The Donnelly Court agreed that Grundle II controlled the case before it, rejecting the Sheet Metal union’s argument that Grundle II was “inconsistent” with Grundle I. The two cases arose in different procedural postures, and whereas Grundle I involved only the application of the “improper motivation” test, Grundle II instead applied the “illegal objective” exception.

The Donnelly Court also rejected the Sheet Metal union’s argument that a legal action for money damages in lieu of work is distinguishable from an action seeking reassignment of the disputed work. Again citing Grundle II, the Court found the distinction between seeking the work itself and seeking payment for it to be “ephemeral.” A majority of Courts of Appeals have held that there is no material difference between seeking disputed work and seeking payment in lieu of the disputed work. “Twenty years ago, we warned that ‘if a union is permitted to recover damages for work awarded to another union in a {S}ection 10(k) proceeding, the policy underlying {S}ection 8(b)(4)(ii)(D) of protecting employers from the detrimental impact of jurisdictional disputes would be severely undermined … These policy concerns, which motivated our decision in Grundle II, are equally persuasive today.”

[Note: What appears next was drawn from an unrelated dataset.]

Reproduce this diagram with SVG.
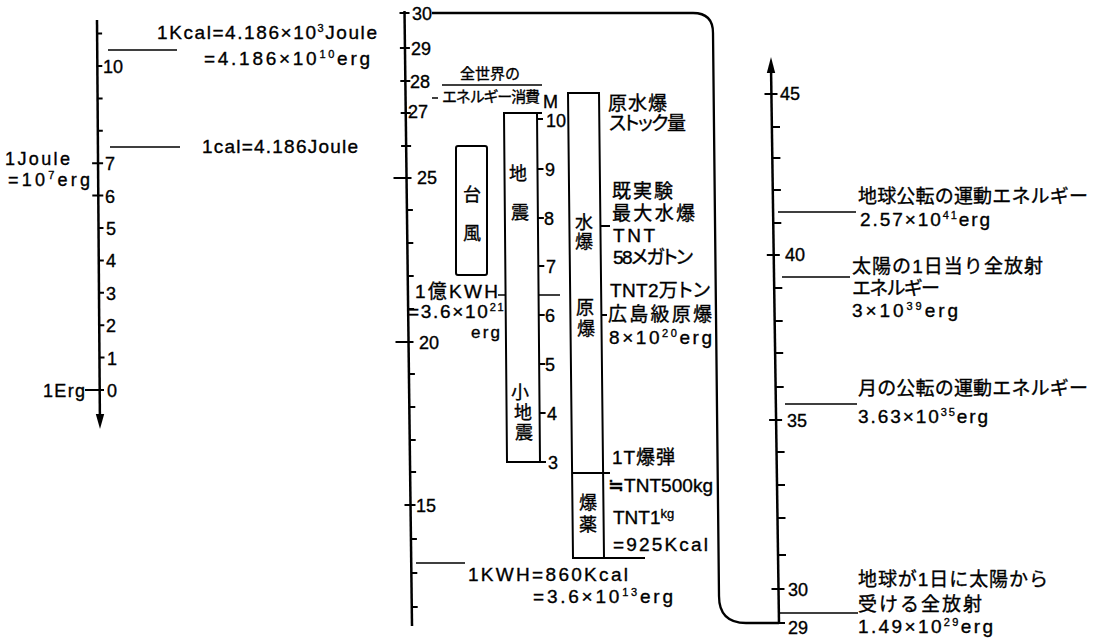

However, the Donnelly Court clarified that its precedent applied only to suits for damages against the employer that actually made the disputed work assignment resolved by the NLRB’s Section 10(k) determination. The precedent does not apply with respect to other parties, such a general contractors, that were not responsible for making the disputed work assignments. Joining the NLRB and the Seventh Circuit, the Donnelly Court held that there was no bar against the Sheet Metal union pursuing its Section 301 claim against Sambe, the general contractor who played no role in the making the disputed work assignment.